Die wiedergefundene Textstelle: „Network“ (1) – Howards Monolog

NETWORK
MGM/United Artists  1976
Produziert von Howard Gottfried und Fred Caruso
Drehbuch: Paddy Chayefsky
Regie: Sidney Lumet

Zeit: 1975
Ort: New York City

Howard Beale war elf Jahre lang der Anchorman der WUBS-TV-Nachrichten. Er ist Anfang fünfzig, kürzlich verwitwet und kinderlos. Wegen sinkender Quoten wird er in zwei Wochen gefeuert werden. In der ersten Sendung nach Erhalt  dieser Nachricht kündigt Howard seinem Publikum an, dass er sich am nächsten Dienstag vor laufender Kamera erschießen werde. Der Effekt ist überwältigend: die Einschaltquoten für Mittwoch, Donnerstag und Freitag schießen in die Höhe. Der Sender erwägt seine Weiterbeschäftigung – und man ist dort ebenso gespannt wie das Publikum, was am Dienstag geschehen wird.
Unterdessen erlebt der Moderator etwas, was er auf dem Bildschirm später so beschreiben wird:


Heute nacht – es war kurz nach zwei Uhr morgens – wurde ich aus unruhigem Schlaf gerissen. Von einer schrillen, zischenden, unsichtbaren Stimme. Zuerst konnte ich sie nicht ausmachen. Es war ja dunkel im Schlafzimmer. Und so sagte ich: „Verzeihung, aber du musst etwas lauter reden. Was soll ich jetzt machen?“ – „Garnichts.“
Und die Stimme sagte zu mir: „Du musst den Leuten die Wahrheit sagen.“ Keine leichte Sache, denn die meisten wollen von der Wahrheit gar nichts wissen. Und ich sagte: „Soll das ein Scherz sein? Was weiß ich denn schon von der Wahrheit?“
Aber die Stimme sagte zu mir: „Mach dir keine Sorgen wegen der Wahrheit! Ich werde dir die Worte in den Mund legen.“
Ich sagte: „Wer bist du denn? Der brennende Dornbusch? Aber ich bin nicht Moses!“ Da sagte die Stimme zu mir: „Und ich bin nicht Gott. Was hat das damit zu tun?“
Und die Stimme sagte zu  mir: „Wir reden nicht von der letzten Wahrheit, der absoluten Wahrheit oder der ewigen Wahrheit. Wir reden von der vorübergehenden, vergänglichen, menschlichen Wahrheit.
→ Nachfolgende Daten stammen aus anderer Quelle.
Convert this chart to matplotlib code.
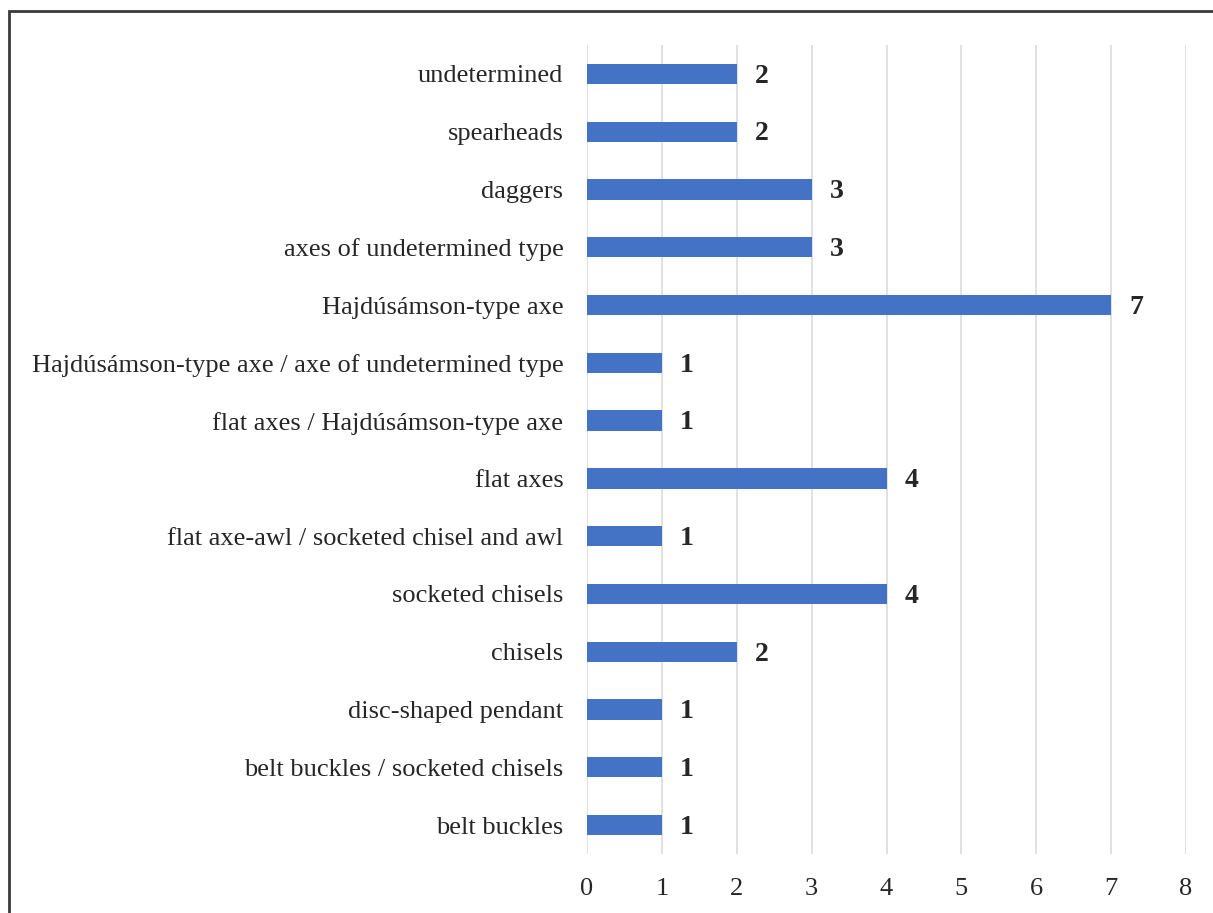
import matplotlib
matplotlib.use("Agg")
import matplotlib.pyplot as plt
from matplotlib.patches import Rectangle

categories = [
    "undetermined",
    "spearheads",
    "daggers",
    "axes of undetermined type",
    "Hajdúsámson-type axe",
    "Hajdúsámson-type axe / axe of undetermined type",
    "flat axes / Hajdúsámson-type axe",
    "flat axes",
    "flat axe-awl / socketed chisel and awl",
    "socketed chisels",
    "chisels",
    "disc-shaped pendant",
    "belt buckles / socketed chisels",
    "belt buckles",
]
counts = [2, 2, 3, 3, 7, 1, 1, 4, 1, 4, 2, 1, 1, 1]
x_ticks = [0, 1, 2, 3, 4, 5, 6, 7, 8]

plt.rcParams["font.family"] = ["Liberation Serif", "DejaVu Serif"]

W, H = 1213, 913
fig = plt.figure(figsize=(W / 100, H / 100), dpi=100)
left, right = 587 / W, 1186 / W
bottom, top = 1 - 854 / H, 1 - 45 / H
ax = fig.add_axes([left, bottom, right - left, top - bottom])

bar_color = "#4472C4"
text_color = "#262626"
pos = list(range(len(categories)))
ax.barh(pos, counts, height=0.35, color=bar_color, zorder=3)
ax.set_ylim(len(categories) - 0.5, -0.5)
ax.set_xlim(x_ticks[0], x_ticks[-1])
ax.set_xticks(x_ticks)
ax.set_yticks(pos)
ax.set_yticklabels(categories)

for p, v in zip(pos, counts):
    ax.text(v + 0.24, p + 0.04, str(v), va="center", ha="left", fontsize=20,
            fontweight="bold", color=text_color)

ax.grid(axis="x", color="#dedede", linewidth=1.3, zorder=0)
for s in ax.spines.values():
    s.set_visible(False)
ax.tick_params(axis="both", length=0, labelsize=19, colors=text_color)
ax.tick_params(axis="y", pad=17)
ax.tick_params(axis="x", pad=17)

# outer frame (right and bottom edges fall outside the canvas)
fig.patches.append(Rectangle((9 / W, -0.05), 1.2, 1 - 11 / H + 0.05,
                             transform=fig.transFigure, fill=False,
                             edgecolor="#3a3a3a", linewidth=2.0))

fig.savefig("out.png", dpi=100)
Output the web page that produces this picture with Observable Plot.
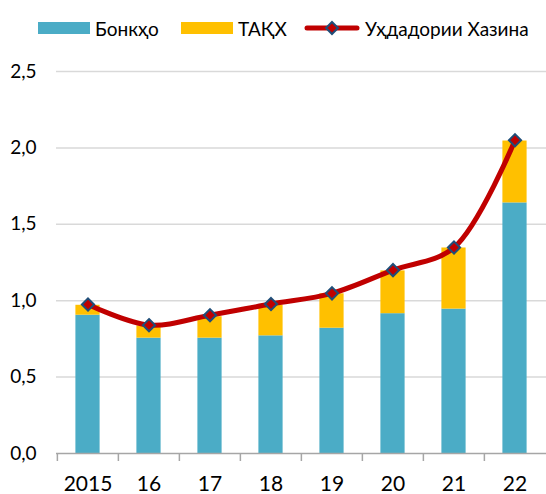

Ich erwarte ja nicht, dass ihr zur Wahrheit fähig seid, aber zur Selbsterhaltung werdet Ihr doch wenigstens fähig sein.“
Und ich sagte: „Warum ich?“
Und die Stimme sagte: „Weil du beim Fernsehen bist, du Dummkopf! 40 Millionen Amerikaner sehen dir zu und bei der nächsten Sendung könnten es schon 50 sein! Ich verlange ja nicht von dir, dass du in Sack und Asche durch das Land ziehst und die Apokalypse predigst. Du bist beim Fernsehen, Mann!“
Naja, ich dachte einen Augenblick darüber nach, und dann sagte ich: „In Ordnung.“

Sein alter Freund Max Schumacher, Chef der Nachrichtenabteilung, nimmt ihn danach zur Seite und gesteht ihm, dass er bei ihm einen Nervenzusammenbruch am Werk sieht. Er rät Howard, mit diesem Theater aufzuhören. Howard antwortet ihm:

Das ist keine psychotische Episode, das ist ein reinigender Moment der Klarheit! Ich bin erfüllt, Max! Ich bin von einem ganz besonderen Geist erfüllt! Das ist ganz und gar kein religiöses Gefühl, das ist eine schockierende Eruption starker elektrischer Energie! Ich fühle mich lebendig und aufleuchtend, so als ob ich plötzlich angeschlossen wäre an ein großes elektromagnetisches Feld! Ich fühle mich als ein Teil alles Lebendigen! Der Blumen, der Vögel, aller Geschöpfe dieser Welt! Und vielleicht auch als Teil einer großen, unsichtbaren, lebendigen Macht. Ich glaube, die Hindus nennen sie Prana. Es ist kein Zusammenbruch! Ich habe mich in meinem Leben nie ausgeglichener gefühlt! Es ist ein erschütterndes, wunderbares Erlebnis! Es ist das unendliche Fließen des Raum- und Zeitkontinuums. Bloß dass es raumlos und ewig ist. Voll ungeheurer Schönheit. Ich fühle, ich bin jetzt im Besitz einer großen, letzten Wahrheit! Und du wirst mich nicht aus dem Verkehr ziehen! Weder jetzt noch zu irgendeiner anderen raumlosen Zeit!